Quick comparison table
| Tool | Best for | AI type | Price/month | Free tier |
|---|---|---|---|---|
| Morgen | Multi-calendar users | Suggestive | From $15 | No (14-day trial) |
| Saner.AI | Note/email/ADHD overload | Proactive assistant | Free + paid plans | Yes |
| Motion | Full AI auto-scheduling | Fully automatic | ~$19 | No |
| Reclaim.AI | Focus time protection | Auto-scheduling | From $8 | Yes |
| Sunsama | Manual daily rituals | None | $20 | No (trial only) |
Final Verdict
Morgen is a genuinely good calendar app. The UI is clean, the integrations work, the Frames concept for time blocking is smart, and the team actually listens to users. If you're drowning in multiple calendar accounts and want them unified in one place with time-blocking baked in, Morgen solves that problem
The gaps are real though. Mobile-first users will find the experience frustrating. The AI is still relatively basic. There's no email management, no note-taking, no knowledge layer - if your problem goes beyond "I have too many calendar tabs open" Morgen won't solve it.
That's where Saner.AI fills the gap. If Morgen is the answer to "my calendar is a mess," Saner.AI is the answer to "my whole work day is a mess." Notes, emails, tasks, calendar - all in one place, with an AI that checks in on you and proactively surfaces what you might be forgetting. Especially if ADHD or cognitive overload is part of your experience, Saner.AI was built for exactly that.

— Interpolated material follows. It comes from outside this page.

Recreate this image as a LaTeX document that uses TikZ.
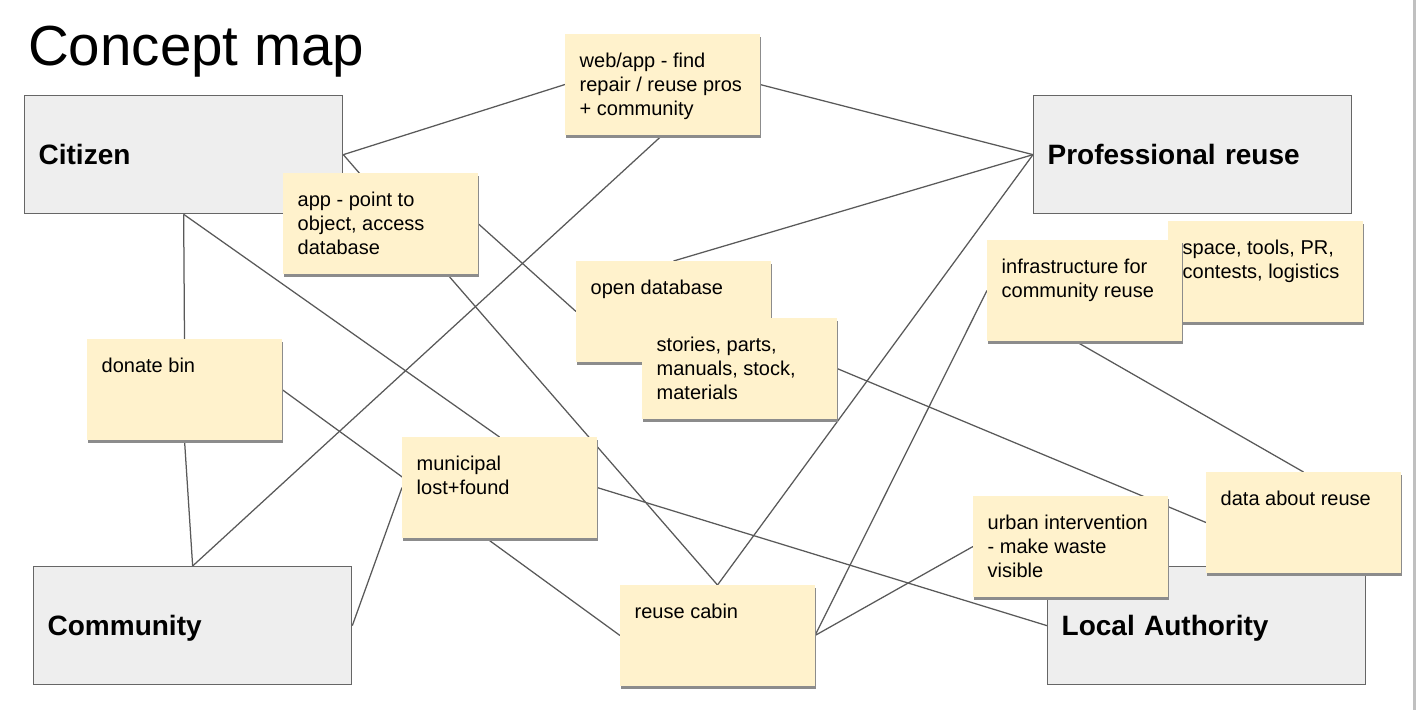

Use Morgen if your core need is beautiful, multi-account calendar management. Try Saner.AI if the problem is deeper than your schedule.
Stay on top of your work and life
FAQ: Morgen Reviews
Does Morgen have a free plan? No. As of 2026, Morgen no longer offers a permanent free tier. There's a 14-day free trial that unlocks most Pro features, plus a 30-day money-back guarantee. After the trial, you need a paid plan.

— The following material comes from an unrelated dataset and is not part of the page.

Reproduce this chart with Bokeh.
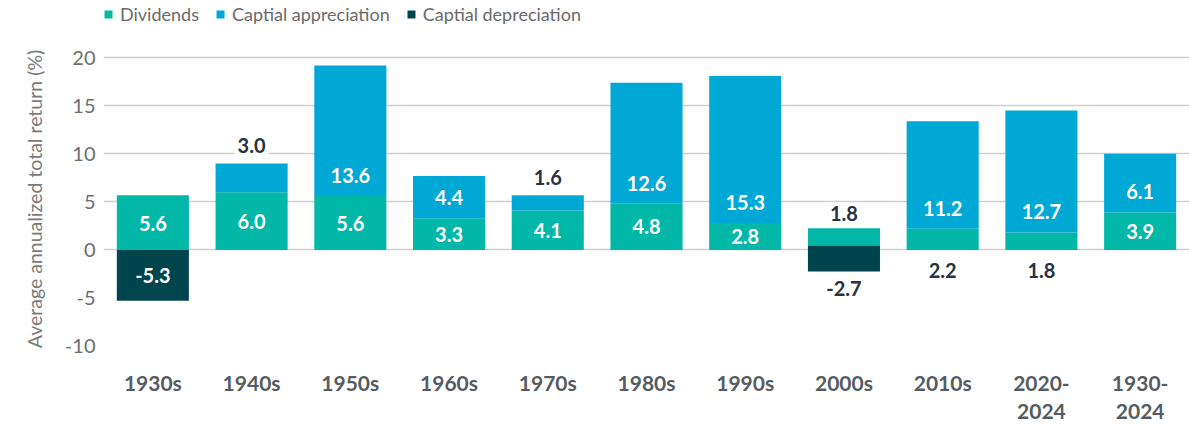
from bokeh.plotting import figure
from bokeh.layouts import column
from bokeh.models import (ColumnDataSource, Range1d, FixedTicker, Legend,
                          LegendItem, LinearAxis)
from bokeh.embed import file_html
from bokeh.resources import INLINE
from bokeh.core.properties import value

# ---------------- data ----------------
categories = ["1930s", "1940s", "1950s", "1960s", "1970s", "1980s", "1990s",
              "2000s", "2010s", "2020-2024", "1930-2024"]
dividends = [5.6, 6.0, 5.6, 3.3, 4.1, 4.8, 2.8, 1.8, 2.2, 1.8, 3.9]
appreciation = [0.1, 3.0, 13.6, 4.4, 1.6, 12.6, 15.3, 0.0, 11.2, 12.7, 6.1]
depreciation = [-5.3, 0.0, 0.0, 0.0, 0.0, 0.0, 0.0, -2.7, 0.0, 0.0, 0.0]
bar_base = [0.0, 0.0, 0.0, 0.0, 0.0, 0.0, 0.0, 0.45, 0.0, 0.0, 0.0]  # 2000s bar floats
y_ticks = [-10, -5, 0, 5, 10, 15, 20]
cat_line1 = ["1930s", "1940s", "1950s", "1960s", "1970s", "1980s", "1990s",
             "2000s", "2010s", "2020-", "1930-"]
cat_line2 = ["", "", "", "", "", "", "", "", "", "2024", "2024"]
series_names = ["Dividends", "Captial appreciation", "Captial depreciation"]

TEAL = "#00B7A8"
BLUE = "#00A8D5"
DARK = "#00444E"
DARK_TEXT = "#26323F"
COLORS = [TEAL, BLUE, DARK]

# ---------------- derived geometry ----------------
xs = list(range(len(categories)))
div_bottom = list(bar_base)
div_top = [b + d for b, d in zip(bar_base, dividends)]
app_bottom = list(div_top)
app_top = [t + a for t, a in zip(div_top, appreciation)]
dep_top = list(bar_base)
dep_bottom = [b + d for b, d in zip(bar_base, depreciation)]

div_src = ColumnDataSource(dict(x=xs, bottom=div_bottom, top=div_top))
ai = [i for i, a in enumerate(appreciation) if a > 0]
app_src = ColumnDataSource(dict(x=[xs[i] for i in ai],
                                bottom=[app_bottom[i] for i in ai],
                                top=[app_top[i] for i in ai]))
di = [i for i, d in enumerate(depreciation) if d < 0]
dep_src = ColumnDataSource(dict(x=[xs[i] for i in di],
                                bottom=[dep_bottom[i] for i in di],
                                top=[dep_top[i] for i in di]))
sources = [div_src, app_src, dep_src]

# labels
inside = dict(x=[], y=[], t=[])
outside = dict(x=[], y=[], t=[], yo=[])
for i, c in enumerate(xs):
    d, a, dp = dividends[i], appreciation[i], depreciation[i]
    if d >= 2.5:
        inside["x"].append(c); inside["y"].append((div_bottom[i] + div_top[i]) / 2); inside["t"].append(f"{d:.1f}")
    elif a > 0:
        outside["x"].append(c); outside["y"].append(div_bottom[i]); outside["t"].append(f"{d:.1f}"); outside["yo"].append(21)
    else:
        outside["x"].append(c); outside["y"].append(div_top[i]); outside["t"].append(f"{d:.1f}"); outside["yo"].append(-15)
    if a >= 3.5:
        yc = min((app_bottom[i] + app_top[i]) / 2, app_bottom[i] + 2.15)
        inside["x"].append(c); inside["y"].append(yc); inside["t"].append(f"{a:.1f}")
    elif a >= 0.5:
        outside["x"].append(c); outside["y"].append(app_top[i]); outside["t"].append(f"{a:.1f}"); outside["yo"].append(-18)
    if dp <= -3:
        inside["x"].append(c); inside["y"].append((dep_bottom[i] + dep_top[i]) / 2); inside["t"].append(f"{dp:.1f}")
    elif dp < 0:
        outside["x"].append(c); outside["y"].append(dep_bottom[i]); outside["t"].append(f"{dp:.1f}"); outside["yo"].append(17)

# ---------------- legend strip ----------------
lg = figure(width=1189, height=28, output_backend="svg", toolbar_location=None,
            x_range=Range1d(-200, -199), y_range=Range1d(-200, -199),
            x_axis_type=None, y_axis_type=None,
            min_border_left=0, min_border_right=0, min_border_top=0, min_border_bottom=0)
lg.outline_line_color = None
lg.xgrid.visible = False
lg.ygrid.visible = False
lg_items = []
for name, col, src in zip(series_names, COLORS, sources):
    r = lg.vbar(x="x", bottom="bottom", top="top", width=0.73, source=src,
                fill_color=col, line_color=None)
    lg_items.append(LegendItem(label=name, renderers=[r]))
legend = Legend(items=lg_items, location=(0, 3), orientation="horizontal",
                glyph_width=10, glyph_height=10, label_standoff=7, spacing=16,
                padding=0, margin=0, label_height=14,
                label_text_font="Lato", label_text_font_size="18px",
                label_text_color="#6A6A6A",
                background_fill_alpha=0, border_line_color=None)
lg.add_layout(legend, "center")

# ---------------- main figure ----------------
p = figure(width=1189, height=397, output_backend="svg", toolbar_location=None,
           x_range=Range1d(-0.5, len(categories) - 0.5),
           y_range=Range1d(-11.2, 21.8),
           min_border_left=103, min_border_right=0, min_border_top=12, min_border_bottom=61)
p.outline_line_color = None
p.background_fill_color = "white"
p.border_fill_color = "white"

p.vbar(x="x", bottom="bottom", top="top", width=0.73, source=div_src,
       fill_color=TEAL, line_color=None)
p.vbar(x="x", bottom="bottom", top="top", width=0.73, source=app_src,
       fill_color=BLUE, line_color=None)
p.vbar(x="x", bottom="bottom", top="top", width=0.73, source=dep_src,
       fill_color=DARK, line_color=None)

p.text(x="x", y="y", text="t", source=ColumnDataSource(inside),
       text_align="center", text_baseline="middle", text_color="white",
       text_font=value("Lato"), text_font_size="20px", text_font_style="bold")
p.text(x="x", y="y", text="t", y_offset="yo", source=ColumnDataSource(outside),
       text_align="center", text_baseline="middle", text_color=DARK_TEXT,
       text_font=value("Lato"), text_font_size="20px", text_font_style="bold",
       background_fill_color="white", padding=3)

# y axis
p.yaxis.ticker = FixedTicker(ticks=y_ticks)
p.yaxis.major_label_overrides = {t: str(t) for t in y_ticks}
p.yaxis.axis_line_color = None
p.yaxis.major_tick_line_color = None
p.yaxis.minor_tick_line_color = None
p.yaxis.major_tick_out = 0
p.yaxis.major_label_standoff = 8
p.yaxis.major_label_text_font = "Lato"
p.yaxis.major_label_text_font_size = "20px"
p.yaxis.major_label_text_color = "#6E6E6E"
p.yaxis.axis_label = "Average annualized total return (%)"
p.yaxis.axis_label_text_font = "Lato"
p.yaxis.axis_label_text_font_size = "19.5px"
p.yaxis.axis_label_text_font_style = "normal"
p.yaxis.axis_label_text_color = "#7A7A7A"
p.yaxis.axis_label_standoff = 16


def style_xaxis(ax, standoff, lines):
    ax.ticker = FixedTicker(ticks=xs)
    ax.major_label_overrides = {x: (t if t else " ") for x, t in zip(xs, lines)}
    ax.axis_line_color = None
    ax.major_tick_line_color = None
    ax.minor_tick_line_color = None
    ax.major_tick_out = 0
    ax.major_tick_in = 0
    ax.major_label_standoff = standoff
    ax.major_label_text_font = "Lato"
    ax.major_label_text_font_size = "21px"
    ax.major_label_text_font_style = "bold"
    ax.major_label_text_color = "#565B61"


style_xaxis(p.xaxis[0], 12, cat_line1)
ax2 = LinearAxis()
style_xaxis(ax2, 0, cat_line2)
p.add_layout(ax2, "below")

p.xgrid.grid_line_color = None
p.ygrid.ticker = FixedTicker(ticks=[t for t in y_ticks if t >= 0])
p.ygrid.grid_line_color = "#CFCFCF"
p.ygrid.grid_line_width = 1.5

layout = column(lg, p, spacing=0)
open("out.html", "w").write(file_html(layout, INLINE))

Is Morgen available on Linux? Yes — and this is one of Morgen's genuine strengths. Native Linux support (deb, snap, rpm) is rare for calendar apps at this quality level.
How does Morgen's AI Planner work? It takes tasks from your connected apps, considers your Frames (time templates you set up), and suggests a daily plan. You review and approve it before anything gets added to your calendar. The AI doesn't reschedule automatically — you stay in control.
Can I use Morgen instead of Calendly? For basic scheduling, yes. Morgen's scheduling links and booking pages handle most "pick a time" use cases. If you need intake forms, payment collection, or advanced routing, you'll still need Calendly or Cal.com.
What's the main reason people look for Morgen alternatives? Three things come up consistently: pricing (no free tier, $15–30/month), the limited mobile experience, and the fact that Morgen doesn't touch email, notes, or the broader cognitive load problem — just the calendar layer.
How is Saner.AI different from Morgen? Morgen is calendar-first. Saner.AI is assistant-first. Saner connects your notes, email, tasks, and calendar, then proactively helps you plan, remember, and follow through - without requiring you to manually build templates or approve every suggestion. It was built specifically for people who find productivity tools overwhelming rather than helpful.